I'm generating random data to fill a database (without knowing how is the database before runtime). I can fill it if it has no constraints, but when it has i can't differenciate between values passing the check and values that don't.
Let's see an example. Table definition:
CREATE TABLE test (
id INT,
age INT CONSTRAINT adult CHECK (age > 18),
PRIMARY KEY (id)
);
The data of that table that i have during runtime is:
- Table and columns names
- Columns types
- Column
UNIQUE, andNOT NULL - Column constraint definition as a string
- Foreign keys
I can get more data from postgresql internal tables preferably from the information squema
I want to check the constraint before making an insert with that data. It's valid for me to do so using the database to check it, or to check it in code.

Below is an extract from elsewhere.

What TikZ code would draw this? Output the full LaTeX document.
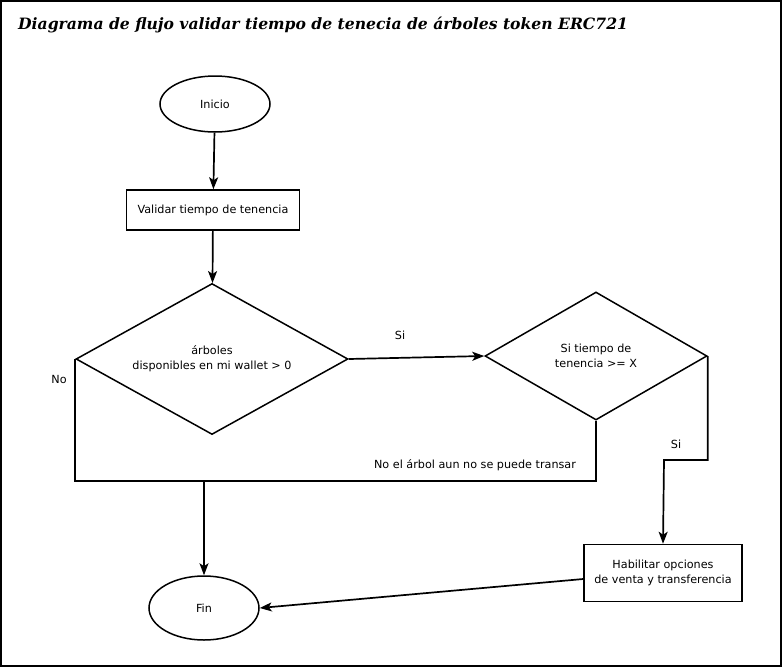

Here is a short snippet, try to detect when the check is False before the execution of the insert query:
# Data you have access to:
t_name = 'test'
t_col_names = ['id', 'age']
col_constraints = {
'id': '',
'age': 'age > 18'}
# you can access more data,
# but you have to query the database to do so
id_value = 1
#I want to check values HERE
age_value = 17
#I want to check values HERE
values = (id_value, age_value)
#I could want to check HERE
query = "INSERT INTO test (id, age) VALUES (%s, %s);"
db_cursor.execute(query, values)
db_cursor.close()
Because of how data is generated in my application, managing the error thrown is not an option if it's done while/after executing the insert query, it would increment the cost of generating random data dramatically.
EDIT to explain why try: is not an option:
If I wait for the exception, the problematic element that provoke a thrown error would already be in multiple queries.
Let's see in the previous example how this could happen. I generate a random data pool to pick from and generate tuples of insert values:
age_pool = (7, 19, 23, 48)
id_pool = (0,2,3,...,99) #It's not that random for better understanding
Now if I generate 100 insert queries and supposing 25% of them has a 7 in them (an age < 18). From a single value i have 25 invalid queries that will try to execute in the database (a costly operation by the way) to fail hopelessly. After that i would have to generate more random data in this case 25 more insert queries that could have the same problem if i generate a 8 for example.
On the other hand if i check just after generating the element, i check if it's a valid value and for one single element i have multiple valid combinations of values.